TASK STATEMENT: Reproduce the listing below without changes, except that pictures are left out.

GIVEN MATERIAL:
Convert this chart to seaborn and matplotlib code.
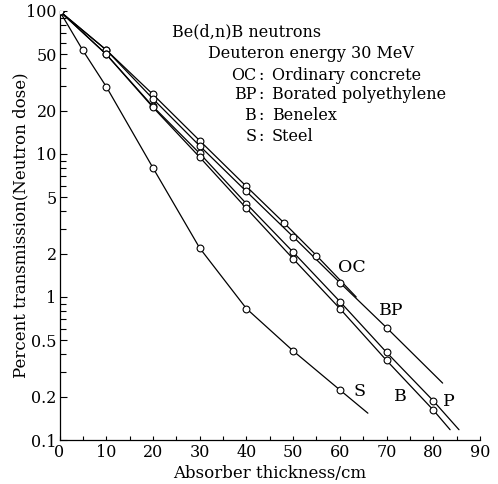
import matplotlib
matplotlib.use("Agg")
import numpy as np
import pandas as pd
import seaborn as sns
import matplotlib.pyplot as plt
from matplotlib.ticker import FixedLocator, FixedFormatter, NullFormatter, MultipleLocator

# ---------------- data ----------------
materials = ["OC", "BP", "P", "B", "S"]

oc_x = [0, 10, 20, 30, 40, 48, 55]
oc_y = [100, 53.4, 26.1, 12.4, 5.93, 3.31, 1.95]
oc_end = [63.5, 1.0]

bp_x = [0, 10, 20, 30, 40, 50, 60, 70]
bp_y = [100, 53.4, 24.3, 11.4, 5.47, 2.64, 1.26, 0.61]
bp_end = [82.0, 0.25]

p_x = [0, 10, 20, 30, 40, 50, 60, 70, 80]
p_y = [100, 49.8, 21.5, 10.1, 4.49, 2.06, 0.93, 0.41, 0.188]
p_end = [85.5, 0.118]

b_x = [0, 10, 20, 30, 40, 50, 60, 70, 80]
b_y = [100, 49.8, 21.2, 9.5, 4.17, 1.85, 0.83, 0.36, 0.162]
b_end = [83.6, 0.118]

s_x = [0, 5, 10, 20, 30, 40, 50, 60]
s_y = [100, 53, 29.6, 8.0, 2.2, 0.83, 0.42, 0.224]
s_end = [66.0, 0.154]

y_ticks = [0.1, 0.2, 0.5, 1, 2, 5, 10, 20, 50, 100]
y_tick_labels = ["0.1", "0.2", "0.5", "1", "2", "5", "10", "20", "50", "100"]
y_minor = [0.3, 0.4, 0.6, 0.7, 0.8, 0.9, 3, 4, 6, 7, 8, 9,
           30, 40, 60, 70, 80, 90]

# label positions for the curve names (data coordinates)
curve_labels = ["OC", "BP", "P", "B", "S"]
curve_label_x = [62.6, 71.1, 83.4, 72.9, 64.1]
curve_label_y = [1.62, 0.81, 0.185, 0.203, 0.218]

# ---------------- build tables ----------------
series = {
    "OC": (oc_x, oc_y, oc_end),
    "BP": (bp_x, bp_y, bp_end),
    "P": (p_x, p_y, p_end),
    "B": (b_x, b_y, b_end),
    "S": (s_x, s_y, s_end),
}
rows = []
for m in materials:
    xs, ys, end = series[m]
    for xv, yv in zip(xs, ys):
        rows.append({"material": m, "x": xv, "y": yv, "kind": "measured"})
    rows.append({"material": m, "x": end[0], "y": end[1], "kind": "end"})
df = pd.DataFrame(rows)
meas = df[df["kind"] == "measured"]

# ---------------- style ----------------
sns.set_theme(style="white")
plt.rcParams["font.family"] = ["DejaVu Serif"]
plt.rcParams["axes.edgecolor"] = "black"
plt.rcParams["text.color"] = "black"
plt.rcParams["axes.labelcolor"] = "black"
plt.rcParams["xtick.color"] = "black"
plt.rcParams["ytick.color"] = "black"

fig = plt.figure(figsize=(4.98, 4.84), dpi=100)
ax = fig.add_axes([0.1195, 0.0909, 0.8444, 0.8864])
ax.set_yscale("log")

sns.lineplot(data=df, x="x", y="y", units="material", estimator=None,
             color="black", linewidth=0.9, sort=True, ax=ax, legend=False)
sns.scatterplot(data=meas, x="x", y="y", marker="o", s=24,
                facecolor="white", edgecolor="black", linewidth=0.8,
                zorder=3, ax=ax, legend=False)

ax.set_xlim(0, 90)
ax.set_ylim(0.1, 100)

ax.xaxis.set_major_locator(MultipleLocator(10))
ax.xaxis.set_minor_locator(MultipleLocator(5))
ax.yaxis.set_major_locator(FixedLocator(y_ticks))
ax.yaxis.set_major_formatter(FixedFormatter(y_tick_labels))
ax.yaxis.set_minor_locator(FixedLocator(y_minor))
ax.yaxis.set_minor_formatter(NullFormatter())

ax.tick_params(axis="both", which="both", direction="in", left=True,
               bottom=True, width=0.8, labelsize=11.5)
ax.tick_params(axis="y", which="major", length=5, pad=2)
ax.tick_params(axis="y", which="minor", length=4)
ax.tick_params(axis="x", which="major", length=3, pad=3)
ax.tick_params(axis="x", which="minor", length=3)

for side in ["top", "right"]:
    ax.spines[side].set_visible(False)
for side in ["left", "bottom"]:
    ax.spines[side].set_linewidth(0.9)
ax.grid(False)

ax.set_xlabel("Absorber thickness/cm", fontsize=12)
ax.set_ylabel("Percent transmission(Neutron dose)", fontsize=12)
ax.xaxis.set_label_coords(0.5, -0.058)
ax.yaxis.set_label_coords(-0.072, 0.5)

# description block
fs = 11.5
ax.text(24.0, 71.6, "Be(d,n)B neutrons", fontsize=fs, ha="left", va="center")
ax.text(31.85, 50.6, "Deuteron energy 30 MeV", fontsize=fs, ha="left", va="center")
legend_keys = ["OC", "BP", "B", "S"]
legend_desc = ["Ordinary concrete", "Borated polyethylene", "Benelex", "Steel"]
legend_y = [35.6, 25.9, 18.7, 13.2]
for k, d, yv in zip(legend_keys, legend_desc, legend_y):
    ax.text(42.1, yv, k, fontsize=fs, ha="right", va="center")
    ax.text(43.2, yv, ":", fontsize=fs, ha="center", va="center")
    ax.text(45.4, yv, d, fontsize=fs, ha="left", va="center")

for lab, lx, ly in zip(curve_labels, curve_label_x, curve_label_y):
    ax.text(lx, ly, lab, fontsize=12.5, ha="center", va="center")

fig.savefig("out.png", dpi=100)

COMPLETED TASK:
Convert this chart to seaborn and matplotlib code.
import matplotlib
matplotlib.use("Agg")
import numpy as np
import pandas as pd
import seaborn as sns
import matplotlib.pyplot as plt
from matplotlib.ticker import FixedLocator, FixedFormatter, NullFormatter, MultipleLocator

# ---------------- data ----------------
materials = ["OC", "BP", "P", "B", "S"]

oc_x = [0, 10, 20, 30, 40, 48, 55]
oc_y = [100, 53.4, 26.1, 12.4, 5.93, 3.31, 1.95]
oc_end = [63.5, 1.0]

bp_x = [0, 10, 20, 30, 40, 50, 60, 70]
bp_y = [100, 53.4, 24.3, 11.4, 5.47, 2.64, 1.26, 0.61]
bp_end = [82.0, 0.25]

p_x = [0, 10, 20, 30, 40, 50, 60, 70, 80]
p_y = [100, 49.8, 21.5, 10.1, 4.49, 2.06, 0.93, 0.41, 0.188]
p_end = [85.5, 0.118]

b_x = [0, 10, 20, 30, 40, 50, 60, 70, 80]
b_y = [100, 49.8, 21.2, 9.5, 4.17, 1.85, 0.83, 0.36, 0.162]
b_end = [83.6, 0.118]

s_x = [0, 5, 10, 20, 30, 40, 50, 60]
s_y = [100, 53, 29.6, 8.0, 2.2, 0.83, 0.42, 0.224]
s_end = [66.0, 0.154]

y_ticks = [0.1, 0.2, 0.5, 1, 2, 5, 10, 20, 50, 100]
y_tick_labels = ["0.1", "0.2", "0.5", "1", "2", "5", "10", "20", "50", "100"]
y_minor = [0.3, 0.4, 0.6, 0.7, 0.8, 0.9, 3, 4, 6, 7, 8, 9,
           30, 40, 60, 70, 80, 90]

# label positions for the curve names (data coordinates)
curve_labels = ["OC", "BP", "P", "B", "S"]
curve_label_x = [62.6, 71.1, 83.4, 72.9, 64.1]
curve_label_y = [1.62, 0.81, 0.185, 0.203, 0.218]

# ---------------- build tables ----------------
series = {
    "OC": (oc_x, oc_y, oc_end),
    "BP": (bp_x, bp_y, bp_end),
    "P": (p_x, p_y, p_end),
    "B": (b_x, b_y, b_end),
    "S": (s_x, s_y, s_end),
}
rows = []
for m in materials:
    xs, ys, end = series[m]
    for xv, yv in zip(xs, ys):
        rows.append({"material": m, "x": xv, "y": yv, "kind": "measured"})
    rows.append({"material": m, "x": end[0], "y": end[1], "kind": "end"})
df = pd.DataFrame(rows)
meas = df[df["kind"] == "measured"]

# ---------------- style ----------------
sns.set_theme(style="white")
plt.rcParams["font.family"] = ["DejaVu Serif"]
plt.rcParams["axes.edgecolor"] = "black"
plt.rcParams["text.color"] = "black"
plt.rcParams["axes.labelcolor"] = "black"
plt.rcParams["xtick.color"] = "black"
plt.rcParams["ytick.color"] = "black"

fig = plt.figure(figsize=(4.98, 4.84), dpi=100)
ax = fig.add_axes([0.1195, 0.0909, 0.8444, 0.8864])
ax.set_yscale("log")

sns.lineplot(data=df, x="x", y="y", units="material", estimator=None,
             color="black", linewidth=0.9, sort=True, ax=ax, legend=False)
sns.scatterplot(data=meas, x="x", y="y", marker="o", s=24,
                facecolor="white", edgecolor="black", linewidth=0.8,
                zorder=3, ax=ax, legend=False)

ax.set_xlim(0, 90)
ax.set_ylim(0.1, 100)

ax.xaxis.set_major_locator(MultipleLocator(10))
ax.xaxis.set_minor_locator(MultipleLocator(5))
ax.yaxis.set_major_locator(FixedLocator(y_ticks))
ax.yaxis.set_major_formatter(FixedFormatter(y_tick_labels))
ax.yaxis.set_minor_locator(FixedLocator(y_minor))
ax.yaxis.set_minor_formatter(NullFormatter())

ax.tick_params(axis="both", which="both", direction="in", left=True,
               bottom=True, width=0.8, labelsize=11.5)
ax.tick_params(axis="y", which="major", length=5, pad=2)
ax.tick_params(axis="y", which="minor", length=4)
ax.tick_params(axis="x", which="major", length=3, pad=3)
ax.tick_params(axis="x", which="minor", length=3)

for side in ["top", "right"]:
    ax.spines[side].set_visible(False)
for side in ["left", "bottom"]:
    ax.spines[side].set_linewidth(0.9)
ax.grid(False)

ax.set_xlabel("Absorber thickness/cm", fontsize=12)
ax.set_ylabel("Percent transmission(Neutron dose)", fontsize=12)
ax.xaxis.set_label_coords(0.5, -0.058)
ax.yaxis.set_label_coords(-0.072, 0.5)

# description block
fs = 11.5
ax.text(24.0, 71.6, "Be(d,n)B neutrons", fontsize=fs, ha="left", va="center")
ax.text(31.85, 50.6, "Deuteron energy 30 MeV", fontsize=fs, ha="left", va="center")
legend_keys = ["OC", "BP", "B", "S"]
legend_desc = ["Ordinary concrete", "Borated polyethylene", "Benelex", "Steel"]
legend_y = [35.6, 25.9, 18.7, 13.2]
for k, d, yv in zip(legend_keys, legend_desc, legend_y):
    ax.text(42.1, yv, k, fontsize=fs, ha="right", va="center")
    ax.text(43.2, yv, ":", fontsize=fs, ha="center", va="center")
    ax.text(45.4, yv, d, fontsize=fs, ha="left", va="center")

for lab, lx, ly in zip(curve_labels, curve_label_x, curve_label_y):
    ax.text(lx, ly, lab, fontsize=12.5, ha="center", va="center")

fig.savefig("out.png", dpi=100)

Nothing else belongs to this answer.